One problem with sway is that applications with multiple windows, such as the web browser or text editor, do not restore to their previous workspaces.
This seems to be due to the lack of metadata properties (eg. formerly xprops), which are no-longer available to external programs for security purposes.
It may be possible to write an IPC connected utility to save and restore workspaces though.
This tool would need to know when to save, and to intelligently restore only once when applications are first launched.

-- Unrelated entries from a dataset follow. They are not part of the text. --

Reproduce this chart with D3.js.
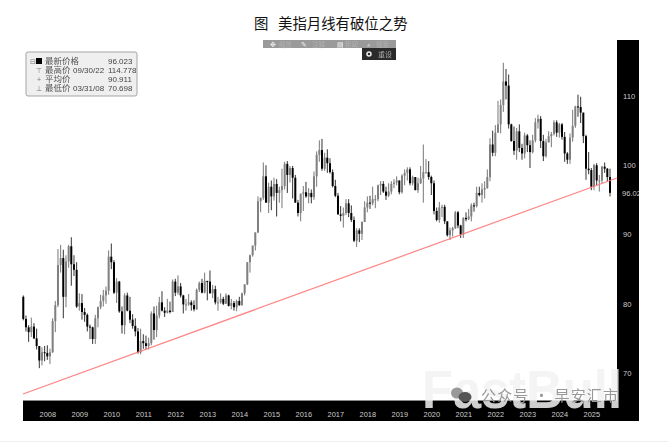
<!DOCTYPE html>
<html><head><meta charset="utf-8">
<style>html,body{margin:0;padding:0;background:#fff}svg{display:block}text{font-family:"Liberation Sans",sans-serif}</style>
<script src="https://cdn.jsdelivr.net/npm/d3@7/dist/d3.min.js"></script>
</head><body><svg id="c" width="668" height="448"></svg>
<script>
const startYear = 2007, startMonth = 8;
const yearLabels = [2008,2009,2010,2011,2012,2013,2014,2015,2016,2017,2018,2019,2020,2021,2022,2023,2024,2025];
const priceTicks = [70,80,90,100,110];
const lastPrice = 96.023;
const trendValues = [66.97,98.16];
const legendRows = [["最新价格","","96.023"],["最高价","09/30/22","114.778"],["平均价","","90.911"],["最低价","03/31/08","70.698"]];
const opens = [81.0,77.8,76.6,75.9,
76.7,75.0,73.9,71.8,73.0,72.9,72.4,73.0,77.5,79.8,85.6,86.6,
81.0,86.1,88.3,85.7,84.9,79.6,80.1,78.8,78.4,76.7,76.6,74.9,
77.9,79.5,80.4,81.2,81.9,86.8,86.0,81.6,83.2,78.9,76.9,81.2,
79.0,77.7,76.8,76.0,73.0,74.6,74.3,73.9,74.3,78.6,76.2,78.3,
80.2,79.0,78.7,79.0,78.8,83.2,81.6,82.5,81.2,79.9,79.9,80.2,
79.8,79.2,82.0,83.0,81.6,83.3,83.2,81.5,82.1,80.2,80.2,80.7,
80.0,81.2,79.7,80.1,79.5,80.4,79.8,81.5,82.8,86.0,87.0,88.4,
90.3,94.8,95.3,98.4,94.6,96.9,95.5,97.3,96.0,96.4,97.0,100.2,
98.6,99.6,98.2,94.6,93.1,95.9,96.1,95.5,96.0,95.4,98.4,101.5,
102.2,99.5,101.1,100.3,99.0,97.0,95.6,92.9,92.7,93.1,94.5,93.1,
92.1,89.1,90.6,90.1,91.8,93.9,94.6,94.5,95.1,95.1,97.1,97.3,
96.2,95.6,96.2,97.3,97.5,97.8,96.1,98.5,98.9,99.4,97.4,98.3,
96.4,97.4,98.1,99.0,99.0,98.3,97.4,93.4,92.1,93.9,94.0,91.9,
89.9,90.6,90.9,93.2,91.3,90.0,92.4,92.2,92.6,94.2,94.1,96.0,
95.7,96.5,96.7,98.3,103.0,101.8,104.7,105.9,108.7,112.1,111.5,105.9,
103.5,102.1,104.9,102.5,101.7,104.3,102.9,101.9,103.6,106.2,106.7,103.5,
101.3,103.3,104.2,104.5,106.2,104.7,105.9,104.1,101.7,100.8,104.0,105.7,
108.5,108.4,107.6,104.2,99.5,99.3,96.9,100.0,97.8,97.8,99.8,99.5,
98.3];
const highs = [81.2,78.3,76.9,78.0,
77.2,76.4,73.9,73.7,73.9,74.0,73.5,77.9,80.4,87.9,88.5,87.8,
87.0,88.5,89.6,87.0,86.0,81.5,81.4,79.4,78.6,77.0,76.7,78.4,
79.6,81.3,82.0,82.5,87.7,88.7,86.3,83.7,83.3,79.6,81.5,81.6,
81.0,78.5,77.9,76.5,76.4,75.6,75.4,75.1,78.9,79.6,79.7,81.0,
81.8,79.5,80.7,80.3,83.5,83.6,84.1,83.0,81.3,80.7,81.4,80.5,
80.5,82.2,83.2,83.6,84.5,83.3,84.8,82.7,82.6,81.0,81.5,81.0,
81.5,81.3,80.7,80.4,80.6,81.0,81.6,82.8,86.0,87.1,88.4,90.3,
95.5,95.3,100.4,100.0,97.5,97.8,98.2,98.0,96.9,99.5,100.5,100.6,
99.9,99.9,98.6,95.0,95.9,97.0,97.6,96.7,96.5,99.1,102.0,103.6,
103.8,101.8,102.3,101.0,99.4,97.9,96.0,94.1,93.9,95.1,95.1,94.2,
92.6,90.9,90.9,91.9,94.8,95.5,95.6,96.9,95.7,97.2,97.7,97.7,
96.9,97.4,97.7,98.0,98.4,97.8,98.7,99.4,99.7,99.7,98.5,98.3,
98.2,99.9,103.0,100.9,100.6,98.5,97.8,93.9,94.7,94.3,94.3,91.9,
91.0,91.1,93.4,93.4,91.4,92.5,93.2,93.7,94.5,94.6,96.9,96.9,
97.4,97.7,99.4,103.9,105.0,105.8,109.3,109.5,114.8,113.9,113.1,106.0,
105.6,105.4,105.9,103.1,104.7,104.5,103.6,104.4,106.8,107.3,107.1,104.4,
103.8,104.9,104.8,106.5,106.5,106.1,106.1,104.8,101.9,104.6,108.0,108.6,
110.2,109.9,107.6,104.4,101.9,99.6,100.2,100.3,98.6,99.9,100.4,99.6,
99.5];
const lows = [77.6,76.0,74.5,75.2,
74.9,73.4,70.7,71.1,71.7,71.9,71.3,72.9,75.9,79.5,84.5,77.9,
79.5,85.2,82.6,84.0,79.4,79.0,77.7,77.4,76.0,74.9,74.2,74.2,
76.6,79.2,79.6,80.0,81.3,85.0,81.4,80.1,78.7,75.7,75.6,78.9,
77.2,76.4,75.3,72.8,72.7,73.5,73.4,73.4,74.0,74.8,75.2,77.9,
78.9,78.1,78.6,78.6,78.8,81.1,81.3,80.9,78.6,79.0,79.7,79.0,
78.9,79.1,81.7,81.5,81.5,80.5,81.5,80.8,79.9,79.0,80.0,79.8,
80.0,79.6,79.2,79.0,78.9,79.7,79.7,81.2,82.7,84.5,86.8,87.7,
90.2,93.2,95.0,94.6,93.1,93.5,94.9,92.6,94.6,93.8,96.5,96.0,
97.5,95.2,94.6,92.6,91.9,93.4,95.3,94.5,94.5,95.0,96.9,100.5,
99.2,99.2,98.9,98.8,96.8,95.4,92.9,91.9,91.0,92.8,92.5,91.8,
88.9,88.2,88.9,89.2,91.8,93.2,93.7,94.2,93.8,94.8,95.7,96.0,
95.0,95.4,95.8,96.7,97.1,95.8,95.9,97.1,97.8,97.1,97.1,96.4,
96.0,97.3,94.6,98.8,97.9,95.7,92.9,91.9,91.7,92.5,91.5,89.7,
89.2,89.7,90.8,90.9,89.5,89.5,91.9,92.1,91.9,93.3,93.9,95.5,
94.6,95.2,96.6,97.7,101.3,101.3,104.7,104.6,107.7,109.5,105.3,103.4,
101.5,100.8,101.9,100.8,101.0,101.9,99.6,101.7,103.3,105.3,102.5,100.6,
101.1,103.3,102.6,104.3,104.1,104.0,103.7,100.5,100.2,100.2,103.4,105.4,
107.0,106.1,103.2,97.9,98.7,96.4,96.4,97.1,96.2,97.4,98.9,97.7,
95.5];
const closes = [77.8,76.6,75.9,76.7,
75.0,73.9,71.8,73.0,72.9,72.4,73.0,77.5,79.8,85.6,86.6,81.0,
86.1,88.3,85.7,84.9,79.6,80.1,78.8,78.4,76.7,76.6,74.9,77.9,
79.5,80.4,81.2,81.9,86.8,86.0,81.6,83.2,78.9,76.9,81.2,79.0,
77.7,76.8,76.0,73.0,74.6,74.3,73.9,74.3,78.6,76.2,78.3,80.2,
79.0,78.7,79.0,78.8,83.2,81.6,82.5,81.2,79.9,79.9,80.2,79.8,
79.2,82.0,83.0,81.6,83.3,83.2,81.5,82.1,80.2,80.2,80.7,80.0,
81.2,79.7,80.1,79.5,80.4,79.8,81.5,82.8,86.0,87.0,88.4,90.3,
94.8,95.3,98.4,94.6,96.9,95.5,97.3,96.0,96.4,97.0,100.2,98.6,
99.6,98.2,94.6,93.1,95.9,96.1,95.5,96.0,95.4,98.4,101.5,102.2,
99.5,101.1,100.3,99.0,97.0,95.6,92.9,92.7,93.1,94.5,93.1,92.1,
89.1,90.6,90.1,91.8,93.9,94.6,94.5,95.1,95.1,97.1,97.3,96.2,
95.6,96.2,97.3,97.5,97.8,96.1,98.5,98.9,99.4,97.4,98.3,96.4,
97.4,98.1,99.0,99.0,98.3,97.4,93.4,92.1,93.9,94.0,91.9,89.9,
90.6,90.9,93.2,91.3,90.0,92.4,92.2,92.6,94.2,94.1,96.0,95.7,
96.5,96.7,98.3,103.0,101.8,104.7,105.9,108.7,112.1,111.5,105.9,103.5,
102.1,104.9,102.5,101.7,104.3,102.9,101.9,103.6,106.2,106.7,103.5,101.3,
103.3,104.2,104.5,106.2,104.7,105.9,104.1,101.7,100.8,104.0,105.7,108.5,
108.4,107.6,104.2,99.5,99.3,96.9,100.0,97.8,97.8,99.8,99.5,98.3,
96.02];

const months = closes.map((_,i)=>{const t=startYear*12+startMonth+i;return Math.floor(t/12)+"-"+String(t%12+1).padStart(2,"0");});
const svg = d3.select("#c");
const x = d3.scalePoint().domain(months).range([23.3,610]);
const y = d3.scaleLinear().domain([70,110]).range([373,96]);
const plot = {l:23,r:617,t:40,b:401,axisR:639,axisB:421};

// title
const title = svg.append("text").attr("y",29).attr("fill","#111").style("font-family","'Noto Sans CJK SC'").style("font-size","14.4px");
title.append("tspan").attr("x",254).text("图");
title.append("tspan").attr("x",278).text("美指月线有破位之势");

// black axis frames
svg.append("rect").attr("x",plot.r).attr("y",plot.t).attr("width",plot.axisR-plot.r).attr("height",plot.axisB-plot.t).attr("fill","#000");
svg.append("rect").attr("x",plot.l).attr("y",plot.b).attr("width",plot.axisR-plot.l).attr("height",plot.axisB-plot.b).attr("fill","#000");
svg.append("line").attr("x1",plot.l).attr("x2",plot.r).attr("y1",plot.b-.5).attr("y2",plot.b-.5).attr("stroke","#888");

// candles
const g = svg.append("g").style("filter","blur(0.6px)");
const idx = d3.range(months.length);
const isUp = i=>closes[i]>=opens[i];
g.selectAll(".wick").data(idx).join("line").attr("class","wick")
 .attr("x1",i=>x(months[i])).attr("x2",i=>x(months[i]))
 .attr("y1",i=>y(highs[i])).attr("y2",i=>y(lows[i]))
 .attr("stroke",i=>isUp(i)?"#777":"#333").attr("stroke-width",1);
g.selectAll(".body").data(idx).join("rect").attr("class","body")
 .attr("x",i=>x(months[i])-1).attr("width",2)
 .attr("y",i=>y(Math.max(opens[i],closes[i])))
 .attr("height",i=>Math.max(1,Math.abs(y(opens[i])-y(closes[i]))))
 .attr("fill",i=>isUp(i)?"#808080":"#000");

// trend line
svg.append("line").attr("x1",plot.l).attr("x2",plot.r)
 .attr("y1",y(trendValues[0])).attr("y2",y(trendValues[1]))
 .attr("stroke","#f77").attr("stroke-width",1.2).style("opacity",.9);

// axes
const yAxis = d3.axisRight(y).tickValues(priceTicks).tickSize(0).tickPadding(6);
const ya = svg.append("g").attr("transform",`translate(${plot.r},0)`).call(yAxis);
ya.select(".domain").remove();
ya.selectAll("text").attr("fill","#ccc").style("font-size","7.6px");
svg.append("clipPath").attr("id","rc").append("rect").attr("x",plot.r).attr("y",plot.t).attr("width",plot.axisR-plot.r).attr("height",plot.axisB-plot.t);
svg.append("text").attr("x",622).attr("y",y(lastPrice)+3).attr("clip-path","url(#rc)").attr("fill","#ccc").style("font-size","7.6px").text(lastPrice.toFixed(3));

const xAxis = d3.axisBottom(x).tickValues(yearLabels.map(v=>v+"-06")).tickFormat(d=>d.slice(0,4)).tickSize(0).tickPadding(11);
const xa = svg.append("g").attr("transform",`translate(0,${plot.b})`).call(xAxis);
xa.select(".domain").remove();
xa.selectAll("text").attr("fill","#ccc").style("font-size","7.4px");

// legend
const lg = svg.append("g").style("filter","blur(0.3px)");
lg.append("rect").attr("x",26).attr("y",52).attr("width",111).attr("height",44).attr("rx",2).attr("fill","#efefef").attr("stroke","#a5a5a5").attr("stroke-width",1);
lg.append("rect").attr("x",36).attr("y",58).attr("width",6).attr("height",6).attr("fill","#000");
const glyphs = ["⊟","⊤","+","⊥"];
legendRows.forEach((r,i)=>{
  const yy = 64+i*9;
  lg.append("text").attr("x",i?39:30).attr("y",yy).attr("fill","#777").attr("text-anchor",i?"middle":"start").style("font-size","7px").text(glyphs[i]);
  lg.append("text").attr("x",45).attr("y",yy).attr("fill","#555").style("font-family","'Noto Sans CJK SC'").style("font-size","8.5px").text(r[0]);
  lg.append("text").attr("x",73).attr("y",yy).attr("fill","#444").style("font-size","8px").text(r[1]);
  lg.append("text").attr("x",108).attr("y",yy).attr("fill","#444").style("font-size","8px").text(r[2]);
});

// toolbar
const tb = svg.append("g").style("filter","blur(0.5px)");
tb.append("rect").attr("x",263).attr("y",40).attr("width",133).attr("height",8).attr("fill","#9a9a9a");
tb.append("rect").attr("x",362).attr("y",48).attr("width",34).attr("height",12).attr("fill","#2a2a2a");
[["✥",270],["✎",301],["▤",337],["⌕",367]].forEach(d=>tb.append("text").attr("x",d[1]).attr("y",47).attr("fill","#eee").style("font-family","'DejaVu Sans'").style("font-size","7px").text(d[0]));
[["缩放",279],["注释",312],["新闻",345],["搜索",376]].forEach(d=>tb.append("text").attr("x",d[1]).attr("y",46.5).attr("fill","#b0b0b0").style("font-family","'Noto Sans CJK SC'").style("font-size","6.5px").text(d[0]));
tb.append("circle").attr("cx",369).attr("cy",54).attr("r",2).attr("fill","none").attr("stroke","#eee").attr("stroke-width",1.5);
tb.append("text").attr("x",378).attr("y",57).attr("fill","#aaa").style("font-family","'Noto Sans CJK SC'").style("font-size","7px").text("重设");

// watermark
const wm = svg.append("g").style("filter","blur(0.7px)");
wm.append("text").attr("x",422).attr("y",408).attr("textLength",200).attr("lengthAdjust","spacingAndGlyphs").attr("fill","#f2f2f2").attr("fill-opacity",.85).style("font-weight","bold").style("font-size","54px").text("FastBull");
wm.append("ellipse").attr("cx",457).attr("cy",393).attr("rx",6).attr("ry",5.5).attr("fill","#999");
wm.append("ellipse").attr("cx",465).attr("cy",397).attr("rx",6.5).attr("ry",5).attr("fill","#555");
wm.append("text").attr("x",481).attr("y",401).attr("textLength",137).attr("fill","#999").style("font-family","'Noto Sans CJK SC'").style("font-size","15px").text("公众号 · 早安汇市");

// page divider
svg.append("line").attr("x1",0).attr("x2",668).attr("y1",441.5).attr("y2",441.5).attr("stroke","#eee");
</script></body></html>
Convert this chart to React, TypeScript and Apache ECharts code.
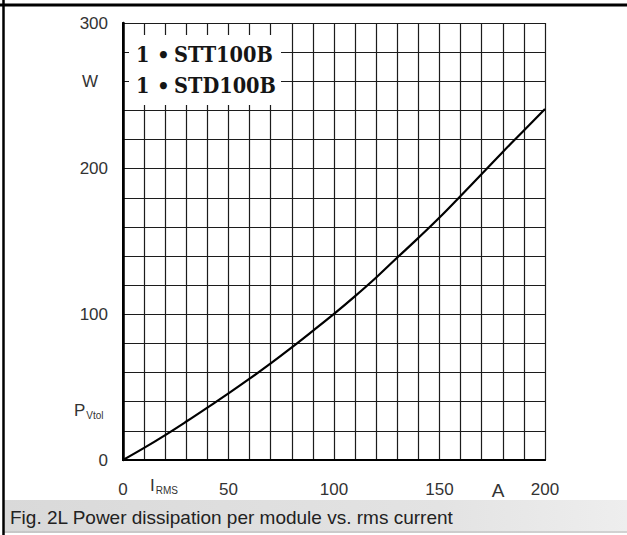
import React, { useEffect, useRef } from "react";
import * as echarts from "echarts";

const currents = [0, 10, 20, 30, 40, 50, 60, 70, 80, 90, 100, 110, 120, 130, 140, 150, 160, 170, 180, 190, 200];
const power = [0, 8.3, 17.1, 26.4, 36, 45.7, 55.8, 66.3, 77.3, 88.7, 100.3, 112.5, 125.3, 139, 152.5, 166.5, 181.3, 196.3, 211.5, 226.2, 241];
const xTickLabels = [0, 50, 100, 150, 200];
const yTickLabels = [0, 100, 200, 300];
const legendRows = ["STT100B", "STD100B"];
const caption = "Fig. 2L Power dissipation per module vs. rms current";

export default function App() {
  const ref = useRef<HTMLDivElement>(null);
  useEffect(() => {
    if (!ref.current) return;
    const chart = echarts.init(ref.current, null, { renderer: "svg" });
    const sans = "'Liberation Sans', Arial, sans-serif";
    const legendFont = "'DejaVu Serif', serif";
    const gridColor = "#1c1c1c";
    const option: any = {
      animation: false,
      backgroundColor: "#fff",
      grid: { left: 123, top: 23, right: 82, bottom: 75, containLabel: false },
      xAxis: [
        {
          type: "value",
          min: 0,
          max: 200,
          interval: 10,
          axisLine: { show: true, lineStyle: { color: "#000", width: 2 } },
          axisTick: { show: false },
          splitLine: { show: true, lineStyle: { color: gridColor, width: 1.2 } },
          axisLabel: {
            show: true,
            margin: 21,
            fontSize: 17,
            fontFamily: sans,
            color: "#333",
            formatter: (v: number) => (xTickLabels.includes(v) ? String(v) : ""),
          },
        },
        {
          type: "value",
          position: "top",
          min: 0,
          max: 200,
          interval: 10,
          axisLine: { show: true, lineStyle: { color: "#000", width: 2 } },
          axisTick: { show: false },
          axisLabel: { show: false },
          splitLine: { show: false },
        },
      ],
      yAxis: [
        {
          type: "value",
          min: 0,
          max: 300,
          interval: 20,
          axisLine: { show: true, lineStyle: { color: "#000", width: 2 } },
          axisTick: { show: false },
          splitLine: { show: true, lineStyle: { color: gridColor, width: 1.2 } },
          axisLabel: {
            show: true,
            margin: 15,
            fontSize: 17,
            fontFamily: sans,
            color: "#333",
            formatter: (v: number) => (yTickLabels.includes(v) ? String(v) : ""),
          },
        },
        {
          type: "value",
          position: "right",
          min: 0,
          max: 300,
          interval: 20,
          axisLine: { show: true, lineStyle: { color: "#000", width: 2.5 } },
          axisTick: { show: false },
          axisLabel: { show: false },
          splitLine: { show: false },
        },
      ],
      series: [
        {
          type: "line",
          xAxisIndex: 0,
          yAxisIndex: 0,
          data: currents.map((c, i) => [c, power[i]]),
          smooth: 0.4,
          showSymbol: false,
          lineStyle: { color: "#000", width: 2.2 },
          z: 5,
        },
      ],
      graphic: [
        { type: "rect", z: 100, shape: { x: 129, y: 35, width: 152, height: 70 }, style: { fill: "#fff" } },
        ...legendRows.flatMap((name, i) => {
          const y = 55 + i * 31;
          return [
            { type: "text", z: 101, x: 136, y, scaleX: 0.88, style: { text: "1", font: `bold 22px ${legendFont}`, fill: "#151515", verticalAlign: "middle" } },
            { type: "text", z: 101, x: 157, y, style: { text: "•", font: `bold 20px ${legendFont}`, fill: "#151515", verticalAlign: "middle" } },
            { type: "text", z: 101, x: 174, y, scaleX: 0.88, style: { text: name, font: `bold 22px ${legendFont}`, fill: "#151515", verticalAlign: "middle" } },
          ];
        }),
        { type: "text", z: 101, x: 90, y: 81, style: { text: "W", font: `17px ${sans}`, fill: "#333", align: "center", verticalAlign: "middle" } },
        { type: "text", z: 101, x: 498, y: 490, style: { text: "A", font: `19px ${sans}`, fill: "#333", align: "center", verticalAlign: "middle" } },
        {
          type: "text",
          z: 101,
          x: 74,
          y: 410,
          style: {
            text: "{a|P}{b|Vtol}",
            verticalAlign: "middle",
            rich: {
              a: { fontSize: 17, fontFamily: sans, fill: "#333", verticalAlign: "bottom" },
              b: { fontSize: 10, fontFamily: sans, fill: "#333", verticalAlign: "bottom", padding: [0, 0, -2, 1] },
            },
          },
        },
        {
          type: "text",
          z: 101,
          x: 150,
          y: 485,
          style: {
            text: "{a|I}{b|RMS}",
            verticalAlign: "middle",
            rich: {
              a: { fontSize: 17, fontFamily: sans, fill: "#333", verticalAlign: "bottom" },
              b: { fontSize: 10, fontFamily: sans, fill: "#333", verticalAlign: "bottom", padding: [0, 0, -2, 1] },
            },
          },
        },
        {
          type: "rect",
          z: 90,
          shape: { x: 4, y: 500, width: 623, height: 33 },
          style: {
            fill: new echarts.graphic.LinearGradient(0, 0, 1, 0, [
              { offset: 0, color: "#d9d9d9" },
              { offset: 0.7, color: "#e3e3e3" },
              { offset: 1, color: "#eeeeee" },
            ]),
          },
        },
        { type: "line", z: 95, shape: { x1: 4, y1: 532, x2: 627, y2: 532 }, style: { stroke: "#b5b5b5", lineWidth: 1 } },
        { type: "text", z: 101, x: 10, y: 517, style: { text: caption, font: `19px ${sans}`, fill: "#222", verticalAlign: "middle" } },
        { type: "line", z: 110, shape: { x1: 0, y1: 5, x2: 627, y2: 5 }, style: { stroke: "#000", lineWidth: 3 } },
        { type: "line", z: 110, shape: { x1: 3.5, y1: 0, x2: 3.5, y2: 535 }, style: { stroke: "#000", lineWidth: 2.5 } },
      ],
    };
    chart.setOption(option);
    return () => chart.dispose();
  }, []);
  return <div ref={ref} style={{ position: "absolute", left: 0, top: 0, width: 627, height: 535 }} />;
}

It would need to have a way to pull wayland equivalents for the content mentioned in this issue:
Again, I haven't been bothered by this enough to justify sinking who knows how long into fixing it.
I am still testing to verify whether my latest configuration iteration allows me to close sway with super+x and launch it again without redundant overlapping services.
The original sway setup involved launching tools with exec commands, but anything loaded as a daemon remains running, so you'd end up with more than one instance.
I've switched to using systemd unit files in an attempt to resolve this, but I also had to change the exit command to stop the entire session.
So far I believe some things may not close out correctly, such as the wallpaper service, but I'm pretty sure sound and the waybar do not duplicate or break.